Sur l’évocation du fond :
L’article 88 du code de procédure civile dispose que « lorsque la cour est juridiction d’appel relativement à la juridiction qu’elle estime compétente, elle peut évoquer le fond si elle estime de bonne justice de donner à l’affaire une solution définitive après avoir ordonné elle-même, le cas échéant, une mesure d’instruction ».
Ainsi, la cour d’appel a la faculté d’évoquer les points non jugés si elle estime de bonne justice de donner à l’affaire une solution immédiate.
La société SPLIO souligne, pour s’y opposer formellement, le caractère conséquent des demandes formées Monsieur [K] et l’importance du principe de double degré de juridiction qu’elle considère fondamental.
En l’espèce, les délais de procédure induits par un renvoi de l’affaire devant le conseil de prud’hommes ne caractérisent pas un motif suffisamment grave et légitime pour justifier d’évoquer directement au niveau de la cour d’appel les points non jugés au stade de la première instance ce qui serait de nature à priver les parties d’un degré de juridiction.

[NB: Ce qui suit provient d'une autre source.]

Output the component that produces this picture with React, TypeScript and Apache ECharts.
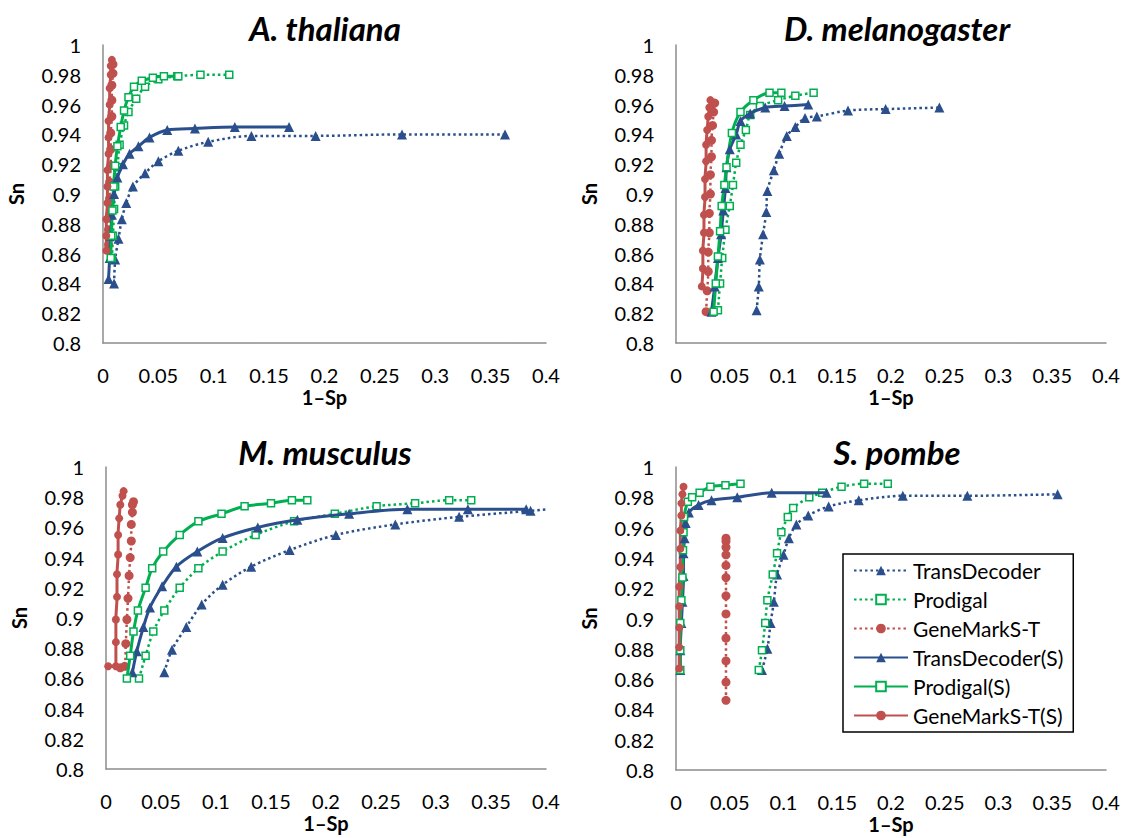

Il n’y a donc pas lieu d’évoquer l’affaire au fond, et il convient en conséquence de la renvoyer pour être jugée devant le conseil de prud’hommes de Paris afin de ne pas priver les parties d’un double degré de juridiction.
Sur l’article 700 du code de procédure civile et les dépens :
Compte tenu de la solution du litige, la décision entreprise sera confirmée de ces deux chefs et par application de l’article 696 du code de procédure civile, les dépens de première instance et d’appel seront mis à la charge de la société SPLIO.
La demande formée par Monsieur [K] au titre des frais irrépétibles en cause d’appel sera accueillie, à hauteur de 3.000 euros.
PAR CES MOTIFS,
La cour, statuant publiquement et contradictoirement,
CONFIRME le jugement entrepris ;
RENVOIE l’affaire devant le bureau de jugement du conseil de prud’hommes de Paris ;
CONDAMNE la SAS SPLIO aux dépens de première instance et d’appel ;
CONDAMNE la SAS SPLIO à payer à Monsieur [J] [K] la somme de 3.000 euros sur le fondement des dispositions de l’article 700 du code de procédure civile.